In trajectory data analysis, data cleaning is often a tough task that requires efforts and expertise. In this paper, we propose a visual analytics approach to help analysts more efficiently define and detect data quality problems in the raw trajectory data. The approach adopts the semi-automatic detection strategy, combining advantages of both visual exploration and automatic classification. Specifically, we transform the trajectory data into a vector space by combining the autoencoder technique with trajectory attributes. A visual analysis system named VDQA is provided to support the analysis of trajectories concerning both the spatiotemporal and vectorized features. Using dimensionality reduction, users are able to quickly identify data with quality problems in the vector space. With the identified anomalies, classification models are trained to efficiently disclose more data with similar problems. Users can further improve the models until satisfied results are gained. We have applied this approach to multiple real-world trajectory datasets. Results prove that our approach does help users identify quality problems in a more efficient way.
The pipeline of VDQA: after dividing the trajectories into equal-sampling-point sub-trajectories by sliding window, we fuse the LSTM Autoencoder features and manual definition features to characterize them. Then VDQA provides interactive space, time and feature space filtering for data quality labelling. Next, the progressively updated classification model is trained and detects the group with similar data quality problem. The trajectory set is updated by excluding the cleaned sub-trajectories.

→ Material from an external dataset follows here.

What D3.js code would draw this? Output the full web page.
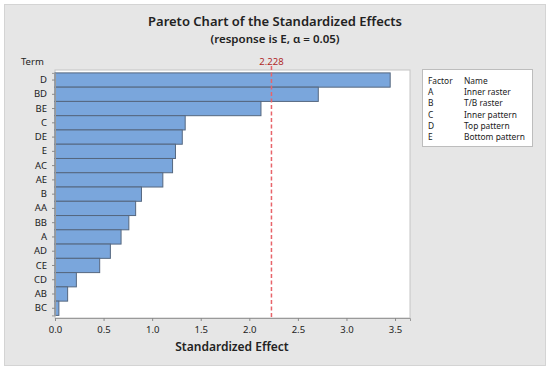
<!DOCTYPE html>
<html>
<head>
<meta charset="utf-8">
<script src="https://cdn.jsdelivr.net/npm/d3@7"></script>
<style>
  body { margin: 0; background: #fff; }
  svg text { font-family: "Noto Sans", "Open Sans", sans-serif; fill: #222; }
</style>
</head>
<body>
<svg id="chart" width="550" height="371"></svg>
<script>
// terms in pareto order, largest effect first
var terms = ['D', 'BD', 'BE', 'C', 'DE', 'E', 'AC', 'AE', 'B', 'AA', 'BB', 'A', 'AD', 'CE', 'CD', 'AB', 'BC'];
var effects = [3.45, 2.71, 2.12, 1.34, 1.31, 1.24, 1.21, 1.11, 0.89, 0.83, 0.76, 0.68, 0.57, 0.46, 0.22, 0.13, 0.04];
var xTicks = [0, 0.5, 1.0, 1.5, 2.0, 2.5, 3.0, 3.5];
var critical = 2.228;
var factors = ['A', 'B', 'C', 'D', 'E'];
var factorNames = ['Inner raster', 'T/B raster', 'Inner pattern', 'Top pattern', 'Bottom pattern'];

var svg = d3.select('#chart');

// gray panel behind everything
svg.append('rect')
  .attr('x', 4.5).attr('y', 4.5).attr('width', 541).attr('height', 361)
  .attr('fill', '#e6e6e6').attr('stroke', '#d4d4d4');

var plot = { left: 55, top: 70, right: 410, bottom: 318 };

svg.append('rect')
  .attr('x', plot.left).attr('y', plot.top)
  .attr('width', plot.right - plot.left).attr('height', plot.bottom - plot.top)
  .attr('fill', '#fff').attr('stroke', '#c4c4c4');

var x = d3.scaleLinear().domain([0, 3.654]).range([plot.left, plot.right]);
var y = d3.scaleBand().domain(terms).range([72.9, 315.4]).padding(0);

// titles
svg.append('text')
  .attr('x', 275).attr('y', 26).attr('text-anchor', 'middle')
  .style('font-size', '13px').style('font-weight', 600)
  .text('Pareto Chart of the Standardized Effects');
svg.append('text')
  .attr('x', 275).attr('y', 43).attr('text-anchor', 'middle')
  .style('font-size', '11.5px').style('font-weight', 600)
  .text('(response is E, \u03b1 = 0.05)');

svg.append('text')
  .attr('x', 21).attr('y', 65)
  .style('font-size', '9.5px')
  .text('Term');

// bars
svg.append('g').selectAll('rect')
  .data(terms)
  .enter().append('rect')
  .attr('x', x(0))
  .attr('y', function (d) { return y(d); })
  .attr('width', function (d, i) { return x(effects[i]) - x(0); })
  .attr('height', y.bandwidth())
  .attr('fill', '#7aa6dc')
  .attr('stroke', '#55677f')
  .attr('stroke-width', 1);

// axes
var xAxis = svg.append('g')
  .attr('transform', 'translate(0,' + plot.bottom + ')')
  .call(d3.axisBottom(x).tickValues(xTicks).tickFormat(d3.format('.1f')).tickSize(3));
var yAxis = svg.append('g')
  .attr('transform', 'translate(' + plot.left + ',0)')
  .call(d3.axisLeft(y).tickSize(3).tickPadding(5));

[xAxis, yAxis].forEach(function (ax) {
  ax.select('.domain').attr('stroke', '#9a9a9a');
  ax.selectAll('.tick line').attr('stroke', '#8a8a8a');
  ax.selectAll('.tick text').style('font-size', '9.5px').style('font-family', '"Noto Sans", sans-serif').attr('fill', '#222');
});
xAxis.selectAll('.tick text').attr('dy', '0.9em');

svg.append('text')
  .attr('x', 232).attr('y', 351).attr('text-anchor', 'middle')
  .style('font-size', '12px').style('font-weight', 600)
  .text('Standardized Effect');

// reference line at critical t value
svg.append('line')
  .attr('x1', x(critical)).attr('x2', x(critical))
  .attr('y1', 66).attr('y2', plot.bottom)
  .attr('stroke', '#e8646a').attr('stroke-width', 1.5)
  .attr('stroke-dasharray', '4,2.5');
svg.append('text')
  .attr('x', x(critical)).attr('y', 65).attr('text-anchor', 'middle')
  .style('font-size', '9.5px').style('fill', '#b02a2a')
  .text(critical);

// factor legend
var lg = svg.append('g').attr('transform', 'translate(422,69)');
lg.append('rect')
  .attr('x', 0.5).attr('y', 0.5).attr('width', 110).attr('height', 77)
  .attr('fill', '#fff').attr('stroke', '#bdbdbd');
lg.append('text').attr('x', 6).attr('y', 14.5).style('font-size', '8.4px').text('Factor');
lg.append('text').attr('x', 42).attr('y', 14.5).style('font-size', '8.4px').text('Name');
factors.forEach(function (f, i) {
  lg.append('text').attr('x', 6).attr('y', 26 + i * 11.3).style('font-size', '8.4px').text(f);
  lg.append('text').attr('x', 42).attr('y', 26 + i * 11.3).style('font-size', '8.4px').text(factorNames[i]);
});
</script>
</body>
</html>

Interface of VDQA: (a) spatial-temporal overview of sub-trajectories with different types of quality problems; (b) high-dimensional plots of trajectory features to support problematic sub-trajectories exploration and identification; (c) list of filtered sub-trajectories; (d) small multiples view which recommends several sub-trajectories similar to the selected one;(e) detailed features distribution over sampling points with the selected sub-trajectory; (f) list of classified trajectory groups with different quality problems; (g) evaluation view of classifier’s results.